Records with drawing code:
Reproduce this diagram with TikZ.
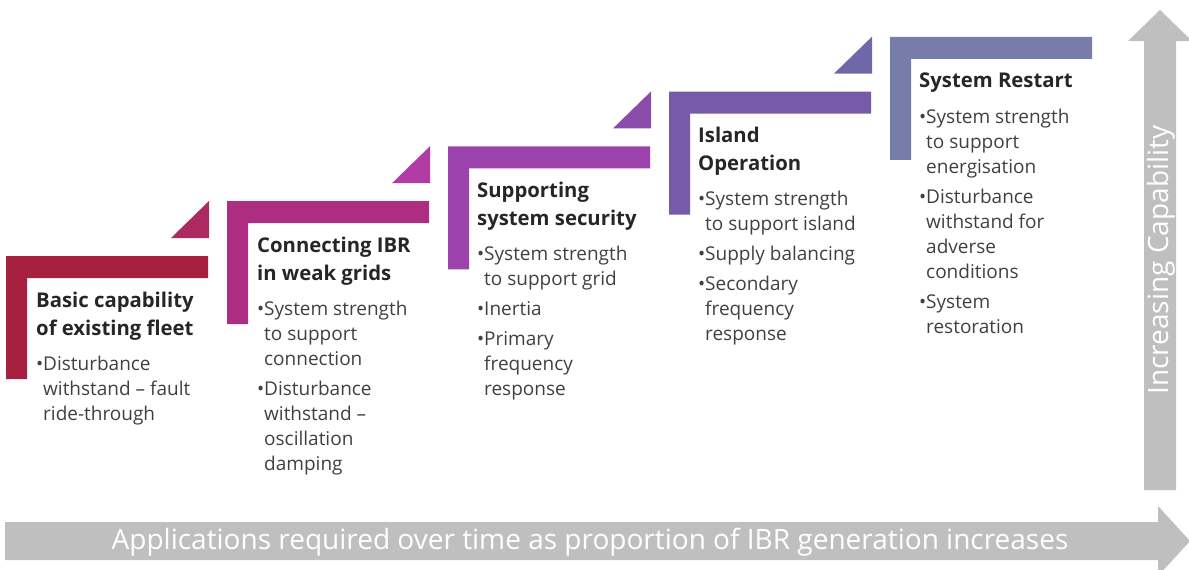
\documentclass[tikz,border=0pt]{standalone}
\usepackage{fontspec}
\setmainfont{Open Sans}
\usetikzlibrary{positioning}
\definecolor{stepA}{HTML}{A6213F}
\definecolor{triA}{HTML}{AC2A5F}
\definecolor{stepB}{HTML}{AD2E81}
\definecolor{triB}{HTML}{B23BA5}
\definecolor{stepC}{HTML}{9B42AC}
\definecolor{triC}{HTML}{8A4CAA}
\definecolor{stepD}{HTML}{785AAA}
\definecolor{triD}{HTML}{6E68A8}
\definecolor{stepE}{HTML}{787CA8}
\definecolor{arrowgray}{HTML}{BFBFBF}
\definecolor{titlegray}{HTML}{262626}
\definecolor{bulletgray}{HTML}{404040}
\newcommand{\bul}{\makebox[7pt][l]{•}}
\newcommand{\ind}{\hspace*{7pt}}

\begin{document}
\begin{tikzpicture}[x=1pt, y=-1pt,
    title/.style={anchor=north west, inner sep=0pt, align=left, text=titlegray,
        font=\fontsize{20.3}{27.5}\selectfont\bfseries},
    bullets/.style={anchor=north west, inner sep=0pt, align=left, text=bulletgray,
        font=\fontsize{19}{25}\selectfont},
    bigtext/.style={inner sep=0pt, text=white, font=\fontsize{28}{32}\selectfont}
    ]
    \useasboundingbox (0,0) rectangle (1189,570);

    % ===== Steps =====
    \foreach \i/\c in {0/stepA,1/stepB,2/stepC,3/stepD,4/stepE} {
        \pgfmathsetmacro\x{6+221*\i}
        \pgfmathsetmacro\y{256-54.8*\i}
        \fill[\c] (\x,\y) -- ++(202,0) -- ++(0,22) -- ++(-181,0) -- ++(0,101) -- ++(-21,0) -- cycle;
    }
    % Corner triangles
    \foreach \i/\c in {0/triA,1/triB,2/triC,3/triD} {
        \pgfmathsetmacro\x{6+221*\i}
        \pgfmathsetmacro\y{256-54.8*\i}
        \fill[\c] (\x+165,\y-18) -- (\x+203,\y-18) -- (\x+203,\y-55) -- cycle;
    }

    % ===== Texts =====
    \node[title] (t1) at (36,292) {Basic capability\\of existing fleet};
    \node[bullets, below=16pt of t1.south west, anchor=north west] (b1)
        {\bul Disturbance\\\ind withstand -- fault\\\ind ride-through};

    \node[title] (t2) at (257,237) {Connecting IBR\\in weak grids};
    \node[bullets, below=16pt of t2.south west, anchor=north west] (b2)
        {\bul System strength\\\ind to support\\\ind connection\\[5pt]
         \bul Disturbance\\\ind withstand --\\\ind oscillation\\\ind damping};

    \node[title] (t3) at (477,182) {Supporting\\system security};
    \node[bullets, below=16pt of t3.south west, anchor=north west] (b3)
        {\bul System strength\\\ind to support grid\\[5pt]
         \bul Inertia\\[5pt]
         \bul Primary\\\ind frequency\\\ind response};

    \node[title] (t4) at (698,127) {Island\\Operation};
    \node[bullets, below=16pt of t4.south west, anchor=north west] (b4)
        {\bul System strength\\\ind to support island\\[5pt]
         \bul Supply balancing\\[5pt]
         \bul Secondary\\\ind frequency\\\ind response};

    \node[title] (t5) at (919,73) {System Restart};
    \node[bullets, below=16pt of t5.south west, anchor=north west] (b5)
        {\bul System strength\\\ind to support\\\ind energisation\\[5pt]
         \bul Disturbance\\\ind withstand for\\\ind adverse\\\ind conditions\\[5pt]
         \bul System\\\ind restoration};

    % ===== Axes arrows =====
    \fill[arrowgray] (5,522) -- (1158,522) -- (1158,506) -- (1190,541) -- (1158,576)
        -- (1158,560) -- (5,560) -- cycle;
    \node[bigtext] (xlabel) at (590,542)
        {Applications required over time as proportion of IBR generation increases};

    \fill[arrowgray] (1144,490) -- (1144,41) -- (1128,41) -- (1160,10) -- (1192,41)
        -- (1176,41) -- (1176,490) -- cycle;
    \node[bigtext, rotate=90] (ylabel) at (1161,260) {Increasing Capability};
\end{tikzpicture}
\end{document}
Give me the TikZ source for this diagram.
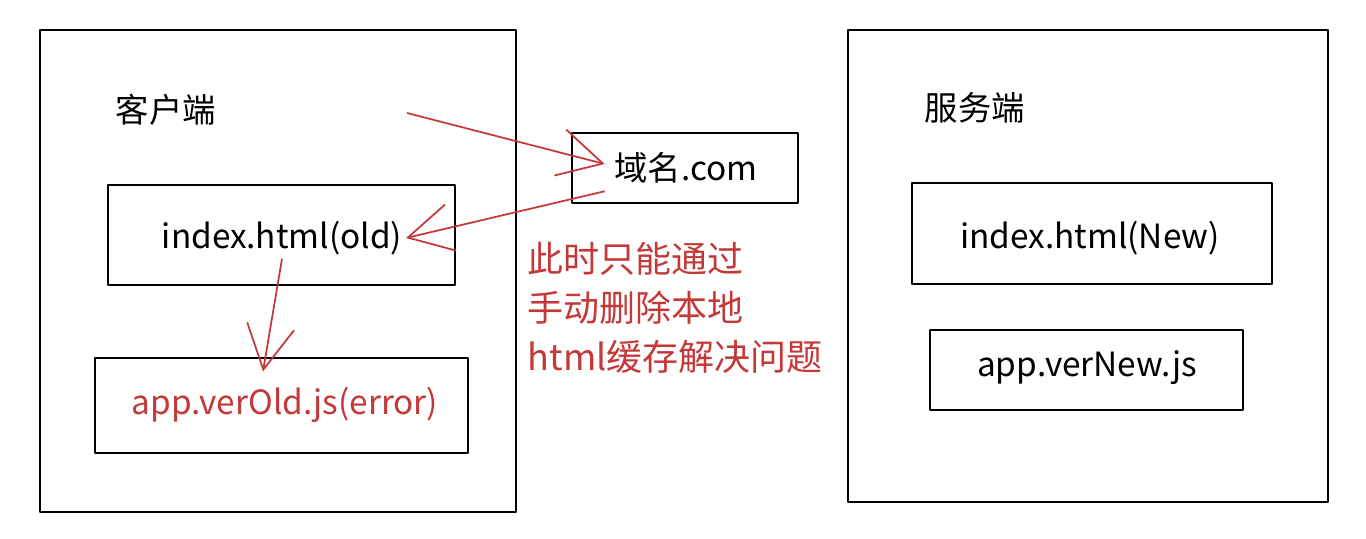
\documentclass[tikz,border=0pt]{standalone}
\usepackage{fontspec}
\setmainfont{Noto Sans CJK SC}
\usetikzlibrary{calc, arrows.meta}
\definecolor{sketchred}{RGB}{196,56,56}

\tikzset{
    frame/.style={line width=1.3pt, line join=round},
    txt/.style={font=\fontsize{19}{24}\selectfont, inner sep=2pt},
    redarrow/.style={draw=sketchred, line width=1pt, -{Straight Barb[length=25pt, width=27pt]}}
}

\begin{document}
\begin{tikzpicture}[x=0.02cm, y=-0.02cm]
        \useasboundingbox (0,0) rectangle (1366,538);

        % big panels
        \draw[frame] (40,30) rectangle (516,512);
        \draw[frame] (848,30) rectangle (1328,502);

        % boxes
        \draw[frame] (108,185) rectangle (455,285);
        \draw[frame] (95,358) rectangle (468,453);
        \draw[frame] (572,133) rectangle (798,203);
        \draw[frame] (912,183) rectangle (1272,284);
        \draw[frame] (930,330) rectangle (1243,410);

        \node[txt] (client) at (166,110) {客户端};
        \node[txt] (server) at (975,108) {服务端};
        \node[txt] (dom) at (686,168) {域名.com};
        \node[txt] (idxold) at (282,238) {index.html(old)};
        \node[txt, text=sketchred] (appold) at (285,405) {app.verOld.js(error)};
        \node[txt] (idxnew) at (1090,238) {index.html(New)};
        \node[txt] (appnew) at (1087,368) {app.verNew.js};
        \node[txt, text=sketchred, anchor=west, align=left, font=\fontsize{20.5}{28}\selectfont]
            (note) at (524,308) {此时只能通过\\手动删除本地\\html缓存解决问题};

        \coordinate (start) at (407,113);

        \draw[redarrow] (start) -- ($(dom.west)+(-6,-4)$);
        \draw[redarrow] ($(dom.south west)+(-6,4)$) -- (idxold.east);
        \draw[redarrow] (idxold.south) -- ($(appold.north)+(-22,-12)$);
    \end{tikzpicture}
\end{document}
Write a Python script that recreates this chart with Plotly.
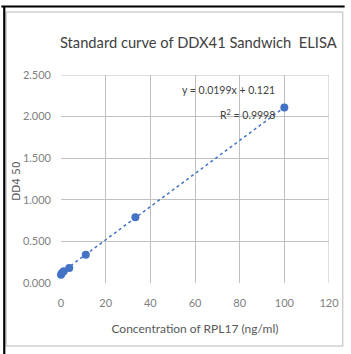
import numpy as np
import plotly.graph_objects as go

# Data
conc = [0, 0.41, 1.23, 3.7, 11.1, 33.3, 100]
od450 = [0.10, 0.12, 0.14, 0.18, 0.34, 0.79, 2.11]
slope = 0.0199
intercept = 0.121
r2 = 0.9998
x_ticks = [0, 20, 40, 60, 80, 100, 120]
y_ticks = [0.0, 0.5, 1.0, 1.5, 2.0, 2.5]
y_tick_labels = ["0.000", "0.500", "1.000", "1.500", "2.000", "2.500"]

W, H = 351, 354
L, R, T, B = 61, 16, 75, 71
pw, ph = W - L - R, H - T - B

def px(xp):
    return (xp - L) / pw

def py(yp):
    return (H - B - yp) / ph

FONT = "Lato, sans-serif"
BLUE = "#4472C4"
GRID = "#c0c0c0"

trend_x = np.array([min(conc), max(conc)])
trend_y = slope * trend_x + intercept

fig = go.Figure()
fig.add_trace(go.Scatter(x=trend_x, y=trend_y, mode="lines",
                         line=dict(color=BLUE, width=1.5, dash="dot"),
                         hoverinfo="skip", showlegend=False))
fig.add_trace(go.Scatter(x=conc, y=od450, mode="markers",
                         marker=dict(color=BLUE, size=8),
                         cliponaxis=False, showlegend=False))

fig.add_annotation(x=96.8, y=2.32, xref="x", yref="y",
                   text=f"y = {slope}x + {intercept}", showarrow=False,
                   xanchor="right", yanchor="middle",
                   font=dict(family=FONT, size=10.5, color="#404040"))
fig.add_annotation(x=96.8, y=2.02, xref="x", yref="y",
                   text=f"R<sup>2</sup> = {r2}", showarrow=False,
                   xanchor="right", yanchor="middle",
                   font=dict(family=FONT, size=10.5, color="#404040"))
fig.add_annotation(x=px(23), y=py(181), xref="paper", yref="paper",
                   text="DD4 50", showarrow=False, textangle=-90,
                   xanchor="right", yanchor="middle",
                   font=dict(family="DejaVu Sans, sans-serif", size=10.5,
                             color="#595959"))

shapes = [
    dict(type="rect", xref="paper", yref="paper",
         x0=px(5), x1=px(349), y0=py(346), y1=py(12),
         line=dict(color="#d0d0d0", width=1.5), fillcolor="rgba(0,0,0,0)",
         layer="below"),
    dict(type="line", xref="paper", yref="paper",
         x0=px(0), x1=px(351), y0=py(6.5), y1=py(6.5),
         line=dict(color="black", width=2.2)),
    dict(type="line", xref="paper", yref="paper",
         x0=px(3), x1=px(3), y0=py(6.5), y1=py(354),
         line=dict(color="black", width=2.2)),
]

fig.update_layout(
    width=W, height=H,
    margin=dict(l=L, r=R, t=T, b=B),
    paper_bgcolor="white", plot_bgcolor="rgba(0,0,0,0)",
    shapes=shapes,
    title=dict(text="Standard curve of DDX41 Sandwich  ELISA",
               x=0.565, xanchor="center", y=1 - 43 / H, yanchor="middle",
               font=dict(family=FONT, size=14.7, color="#404040")),
    xaxis=dict(range=[0, 120], tickmode="array", tickvals=x_ticks,
               showgrid=True, gridcolor=GRID, gridwidth=1, zeroline=False,
               showline=False, ticks="", ticklabelstandoff=12,
               tickfont=dict(family=FONT, size=11, color="#808080"),
               title=dict(text="Concentration of RPL17 (ng/ml)", standoff=16,
                          font=dict(family=FONT, size=12, color="#595959"))),
    yaxis=dict(range=[0, 2.5], tickmode="array", tickvals=y_ticks,
               ticktext=y_tick_labels,
               showgrid=True, gridcolor=GRID, gridwidth=1,
               zeroline=False, showline=False, ticks="", ticklabelstandoff=9,
               tickfont=dict(family=FONT, size=11, color="#808080")),
)
fig.add_shape(type="line", xref="x", yref="y", x0=120, x1=120, y0=0, y1=2.5,
              line=dict(color=GRID, width=1))
fig.add_shape(type="line", xref="x", yref="y", x0=0, x1=120, y0=2.5, y1=2.5,
              line=dict(color=GRID, width=1))

fig.write_html("out.html", config={"displayModeBar": False},
               post_script="document.body.style.margin='0';"
                           "document.body.style.overflow='hidden';")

• Exercise details: Print the line above containing "Write a Python", the line containing "return (H - B - yp) / ph", and everything between them, exactly as written. Pictures stay out.

• Result below:
Write a Python script that recreates this chart with Plotly.
import numpy as np
import plotly.graph_objects as go

# Data
conc = [0, 0.41, 1.23, 3.7, 11.1, 33.3, 100]
od450 = [0.10, 0.12, 0.14, 0.18, 0.34, 0.79, 2.11]
slope = 0.0199
intercept = 0.121
r2 = 0.9998
x_ticks = [0, 20, 40, 60, 80, 100, 120]
y_ticks = [0.0, 0.5, 1.0, 1.5, 2.0, 2.5]
y_tick_labels = ["0.000", "0.500", "1.000", "1.500", "2.000", "2.500"]

W, H = 351, 354
L, R, T, B = 61, 16, 75, 71
pw, ph = W - L - R, H - T - B

def px(xp):
    return (xp - L) / pw

def py(yp):
    return (H - B - yp) / ph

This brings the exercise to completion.